= Hernando Urriago Benítez =

Hernando Urriago Benítez is a poet and essay writer who was born in Cali, Colombia in 1974. He studied literature in Universidad del Valle and a Magister in Colombian and Latin American literature.
His grading thesis was about essay writer Baldomero Sanín Cano. Urriago Benítez won the National Poetry Prize in 1999.
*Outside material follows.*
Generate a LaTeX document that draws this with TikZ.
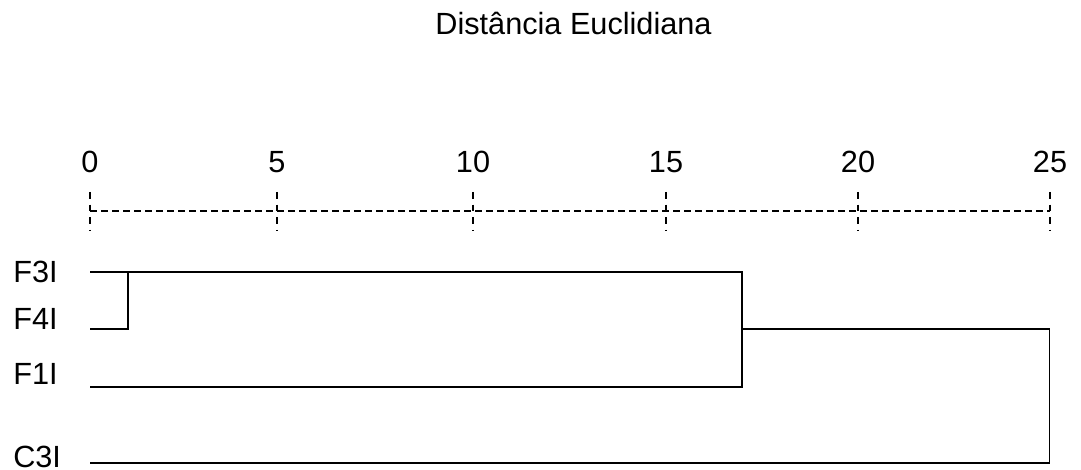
\documentclass[tikz,border=0pt]{standalone}
\usepackage{fontspec}
\setmainfont{Liberation Sans}
\usetikzlibrary{positioning}
\tikzset{
  lbl/.style  = {font=\fontsize{23}{28}\selectfont, inner sep=0pt},
  leaf/.style = {lbl, anchor=base west},
  num/.style  = {lbl, anchor=base},
  axis/.style = {line width=1pt, dash pattern=on 5.25pt off 3pt},
  tickmark/.style = {line width=1pt, dash pattern=on 5pt off 4.5pt},
  link/.style = {line width=1.4pt, line join=miter},
}

\begin{document}
\begin{tikzpicture}[x=0.75pt, y=-0.75pt]
  \useasboundingbox (0,0) rectangle (1081,470);

  % Title
  \node[num] (title) at (573.5,35) {Distância Euclidiana};

  % Scale
  \draw[axis] (90,211) -- (1050,211);
  \foreach \v/\x in {0/90,5/277,10/473,15/666,20/858,25/1050}{
    \node[num] (t\v) at (\x,173) {\v};
    \draw[tickmark] (\x,192) -- (\x,231);
  }

  % Leaves
  \node[leaf] (lf3) at (13,282) {F3I};
  \node[leaf] (lf4) at (13,329.5) {F4I};
  \node[leaf] (lf1) at (13,384.5) {F1I};
  \node[leaf] (lc3) at (13,467) {C3I};

  \coordinate (f3) at (90,271.7);
  \coordinate (f4) at (90,329.3);
  \coordinate (f1) at (90,386.7);
  \coordinate (c3) at (90,463);

  % Joins
  \coordinate (j1)  at (128,271.7);
  \coordinate (j2)  at (742,271.7);
  \coordinate (m2)  at (742,329.3);
  \coordinate (j3)  at (1049.5,329.3);

  \draw[link] (f4) -| (j1);
  \draw[link] (f3) -- (j2) |- (f1);
  \draw[link] (m2) -- (j3) |- (c3);

\end{tikzpicture}
\end{document}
He currently works in Universidad del Valle with other writers like Carlos Patiño Millán, Fabio Martínez and Oscar Perdomo Gamboa.

==Works==
- Esplendor de la Ceniza (Cinder's splendor), 2003.
- Caligrafías del Asombro. 2006, essays
- Caligrafías del asombro: ensayos críticos sobre letras de Colombia y de Latinoamérica, Universidad del Valle, 2006, ISBN 978-958-670-486-1
- El signo del centauro: variaciones sobre el discurso ensayístico de Baldomero Sanín Cano, Universidad del Valle, 2007, ISBN 978-958-670-563-9
- Hernando Urriago Benítez, Fabio Martínez Cali-grafías, la ciudad literaria, 2008, ISBN 978-958-670-632-2, collecting authors like Jorge Isaacs, Andrés Caicedo and José Eustaquio Palacios.